Verfassungsschutz in MV glaubte eigenem Mitarbeiter nicht
Ein Hinweis, der nicht weitergegeben wurde und ein Mitarbeiter, zu dem es - zumindest öffentlich - keine Informationen gibt: Die Aussage von Verfassungsschutz-Chef Müller lässt Fragen offen.
Der Chef des Verfassungsschutzamtes Mecklenburg-Vorpommern, Reinhard Müller, hat am Donnerstag vor dem Amri-Untersuchungsauschuss des Bundestages den Vorwurf zurückgewiesen, seine Behörde habe wichtige Informationen zurückgehalten. Diese Informationen betreffen mögliche Hintermänner des Attentäters Anis Amri, der am 19. Dezember 2016 mit einem LKW in den Weihnachtsmarkt auf dem Berliner Breitscheidplatz gerast war. Dabei hatte er elf Menschen getötet. Möglicherweise hatte Amri Kontakte, die ins Berliner Clan-Millieu führen. Müller sagte, die damals gelieferten Informationen seien "in sich nicht schlüssig" gewesen.
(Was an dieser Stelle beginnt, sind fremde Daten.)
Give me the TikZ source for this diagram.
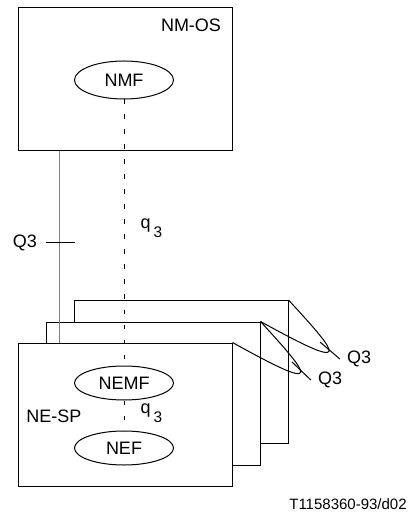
\documentclass[tikz,border=0pt]{standalone}
\usepackage{fontspec}
\setmainfont{Liberation Sans}
\usetikzlibrary{arrows,shapes}

\begin{document}
\begin{tikzpicture}[x=0.5pt,y=-0.5pt,line width=0.5pt,
                    font=\fontsize{9}{11}\selectfont]
  \tikzstyle{block}=[draw,fill=white,inner sep=0pt,minimum width=107pt,minimum height=71.5pt]
  \tikzstyle{func}=[draw,ellipse,inner sep=0pt,minimum width=49.5pt,minimum height=17pt]
  \tikzstyle{qlink}=[dash pattern=on 2.25pt off 5.25pt]
  \tikzstyle{qlabel}=[anchor=base west,inner sep=0pt]
  \newcommand{\qthree}{q\hspace{1.5pt}\raisebox{-4.5pt}{\fontsize{7.7}{9}\selectfont 3}}

  \useasboundingbox (0,0) rectangle (413,512);

  % managing system
  \node[block]        (os)   at (125,79.5) {};
  \node               (osl)  at (191,25) {NM-OS};
  \node[func,minimum height=19pt] (nmf) at (124,80) {NMF};

  % stack of network elements
  \node[block]        (ne3)  at (181,372) {};
  \node[block]        (ne2)  at (153,393.5) {};
  \node[block]        (ne1)  at (125,414.5) {};
  \node[func]         (nemf) at (124,383) {NEMF};
  \node[func]         (nef)  at (124,448) {NEF};
  \node               (nesp) at (54,416) {NE-SP};

  % interfaces
  \draw[gray] ([xshift=21pt]os.south west) -- ([xshift=21pt]ne1.north west);
  \coordinate (tick) at (60.5,243);
  \draw ([xshift=-7.25pt]tick) -- ([xshift=7.25pt]tick);
  \node (q3l) at (25,243) {Q3};

  \draw[qlink] (nmf) -- (nemf);
  \draw[qlink] (nemf) -- (nef);
  \node[qlabel] (q3u) at (140,229) {\qthree};
  \node[qlabel] (q3d) at (140,413) {\qthree};

  % loops
  \draw (ne3.north east) .. controls (342,358) and (352,372) .. (ne2.north east);
  \draw (ne2.north east) .. controls (312,378) and (325,394) .. (ne1.north east);
  \coordinate (t1) at (320,342);
  \coordinate (t2) at (292,362);
  \node (q3a) at (359,359) {Q3};
  \node (q3b) at (330,380) {Q3};
  \draw (t1) -- (q3a.west);
  \draw (t2) -- (q3b.west);

  \node (fig) at (348,504) {\fontsize{7.5}{9}\selectfont T1158360-93/d02};
\end{tikzpicture}
\end{document}
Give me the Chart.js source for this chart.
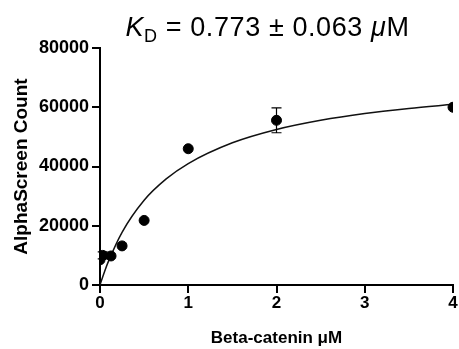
<!DOCTYPE html>
<html>
<head>
<meta charset="utf-8">
<script src="https://cdn.jsdelivr.net/npm/chart.js@4"></script>
<style>
  html, body { margin: 0; padding: 0; background: #fff; }
  #wrap { position: relative; width: 459px; height: 349px; }
  #kd-title {
    position: absolute; left: 0; top: 12px; width: 535px; text-align: center;
    font-family: Arial, 'Liberation Sans', sans-serif; font-size: 27px; color: #000;
    line-height: 30px; white-space: nowrap; letter-spacing: 0.6px;
  }
  #kd-title sub { font-size: 18px; vertical-align: -6px; line-height: 0; }
</style>
</head>
<body>
<div id="wrap">
  <canvas id="binding-chart" width="459" height="349"></canvas>
  <div id="kd-title"><i>K</i><sub>D</sub> = 0.773 ± 0.063 <i>μ</i>M</div>
</div>
<script>
// measured points (Beta-catenin uM vs AlphaScreen count)
const concentrations = [0, 0.031, 0.125, 0.25, 0.5, 1, 2, 4];
const counts = [8500, 10000, 9800, 13200, 21800, 46000, 55600, 60000];
const errors = [0, 1200, 0, 0, 0, 0, 4200, 0];

// fitted one-site curve
const fitX = [0, 0.05, 0.1, 0.25, 0.5, 0.75, 1, 1.5, 2, 2.5, 3, 3.5, 4];
const fitY = [0, 4400, 8300, 17800, 28600, 35800, 41000, 48000, 52500, 55600, 57900, 59600, 61000];

const xTicks = [0, 1, 2, 3, 4];
const yTicks = [0, 20000, 40000, 60000, 80000];

const FONT = "Arial, 'Liberation Sans', sans-serif";

// simple vertical error bars with caps, positioned through the chart scales
const errorBarPlugin = {
    id: 'errorBars',
    afterDatasetsDraw(chart) {
        const { ctx, scales: { x, y } } = chart;
        ctx.save();
        ctx.strokeStyle = '#000';
        ctx.lineWidth = 1.2;
        concentrations.forEach((c, i) => {
            if (!errors[i]) return;
            const px = x.getPixelForValue(c);
            const top = y.getPixelForValue(counts[i] + errors[i]);
            const bot = y.getPixelForValue(counts[i] - errors[i]);
            ctx.beginPath();
            ctx.moveTo(px, top); ctx.lineTo(px, bot);
            ctx.moveTo(px - 5, top); ctx.lineTo(px + 5, top);
            ctx.moveTo(px - 5, bot); ctx.lineTo(px + 5, bot);
            ctx.stroke();
        });
        ctx.restore();
    }
};

const axisStyle = {
    grid: { display: true, drawOnChartArea: false, drawTicks: true, tickLength: 8, color: '#000', lineWidth: 2 },
    border: { display: true, color: '#000', width: 2 },
};

new Chart(document.getElementById('binding-chart'), {
    type: 'scatter',
    data: {
        datasets: [
            {
                label: 'Fit',
                data: fitX.map((v, i) => ({ x: v, y: fitY[i] })),
                showLine: true,
                borderColor: '#111',
                borderWidth: 1.5,
                pointRadius: 0,
                cubicInterpolationMode: 'monotone',
                order: 2
            },
            {
                label: 'Data',
                data: concentrations.map((v, i) => ({ x: v, y: counts[i] })),
                backgroundColor: '#000',
                borderColor: '#000',
                pointRadius: 5,
                order: 1
            }
        ]
    },
    options: {
        responsive: false,
        animation: false,
        layout: { padding: { top: 48, right: 5, left: 0, bottom: 0 } },
        plugins: { legend: { display: false }, tooltip: { enabled: false } },
        scales: {
            x: {
                type: 'linear', min: 0, max: 4,
                afterBuildTicks: s => { s.ticks = xTicks.map(v => ({ value: v })); },
                afterFit: s => { s.height = 64; },
                ticks: { color: '#000', padding: 0, font: { family: FONT, size: 17, weight: 'bold' } },
                title: { display: true, text: 'Beta-catenin μM', color: '#000', padding: { top: 0, bottom: 0 },
                         font: { family: FONT, size: 17, weight: 'bold' } },
                ...axisStyle
            },
            y: {
                type: 'linear', min: 0, max: 80000,
                afterBuildTicks: s => { s.ticks = yTicks.map(v => ({ value: v })); },
                afterFit: s => { s.width = 100; },
                ticks: { color: '#000', padding: 3, font: { family: FONT, size: 18, weight: 'bold' }, callback: v => String(v) },
                title: { display: true, text: 'AlphaScreen Count', color: '#000', padding: { top: 10, bottom: 0 },
                         font: { family: FONT, size: 19, weight: 'bold' } },
                ...axisStyle
            }
        }
    },
    plugins: [errorBarPlugin]
});
</script>
</body>
</html>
Abgeordnete im Ausschuss glauben Informationen aus MV nicht
Gefragt wurde Müller auch nach dem Mitarbeiter, der diese Informationen im Februar 2017 an seinen Referatsleiter weitergegeben hatte. Darauf antwortete der oberste Verfassungsschützer in M-V, er könne weitere Aussagen nur in einer geheimen Sitzung machen, was der Untersuchungsausschuss ablehnte. Der Referatsleiter wiederum war bereits gehört worden, in einer geheimen Zeugenbefragung. Dabei hatte er, nach Einschätzung der Abgeordneten, nicht schlüssig erklären können, weshalb er den Hinweis nicht an Ermittler oder das Bundesamt für Verfassungsschutz weitergegeben hatte. Sein Mitarbeiter hatte die Hinweise für glaubwürdig gehalten und sie schließlich zwei Jahre später, 2019 also, an andere Vorgesetzte und Vertreter von Bundesbehörden weiter gegeben.
Müller muss erneut aussagen
Als Behördenleiter ist Reinhard Müller dem Parlament gegenüber rechenschaftspflichtig. Und das Parlament - also der Amri-Untersuchungsausschuss - wollte Antworten. Doch Zeugen schätzten ein, Müller habe die Befragung regelrecht blockiert. Unüblich respektlos und ein Frontalangriff auf die parlamentarische Kontrolle, so auch die Reaktion der Abgeordneten auf den Auftritt von Reinhard Müller. Er habe annähernd jede Frage verweigert, mit dem Hinweis darauf, dass er vom Innenministerium dafür keine Aussagegenehmigung habe. Auch die Begründung, er habe den Hinweis für "nicht schlüssig" gehalten, reichte den Parlamentariern nicht. Und da Müller auf die meisten Fragen nicht geantwortet hat, haben sie ihn für den 10. Dezember erneut vorgeladen, zusammen mit dem Staatssekretär des Innenministeriums Thomas Lenz und dem mittlerweile zurückgetretenen Minister Lorenz Caffier (beide CDU). Der am Freitag vereidigte neue Innenminister Torsten Renz (CDU) kündigte im NDR Nordmagazin an, sich umgehend mit dem Fall zu beschäftigen. Er wolle für Transparenz sorgen. Staatssekretär Lenz teilte unterdessen mit. er werde in öffentlicher Sitzung vor dem Untersuchungsausschuss Abläufe und Bewertungen erläutern.
Zwölf Menschen getötet
Der Attentäter Anis Amri hatte am 19. Dezember 2016 in Berlin erst einen Lastwagenfahrer erschossen und dann mit dem gekaperten LKW auf dem Weihnachtsmarkt am Breitscheidplatz elf weitere Menschen getötet. Nach seiner Flucht über Frankreich wurde er wenig später in Italien von der Polizei erschossen.
Brisante Informationen nicht weitergeleitet
Ein V-Mann des Verfassungsschutzes in Mecklenburg-Vorpommern aus der islamistischen Szene hatte im Februar 2017 - wenige Wochen nach Amris Terroranschlag - den Verfassungsschützern mitgeteilt, dass eine arabisch-stämmige Familie aus Berlin-Neukölln dem Attentäter Geld und Hinweise für die mörderische Tat gegeben und ihn nach dem Anschlag mit einem Auto aus der Stadt gefahren habe. Die brisanten Hinweise des V-Mannes wurden seinerzeit nicht an die Strafverfolger weitergeleitet.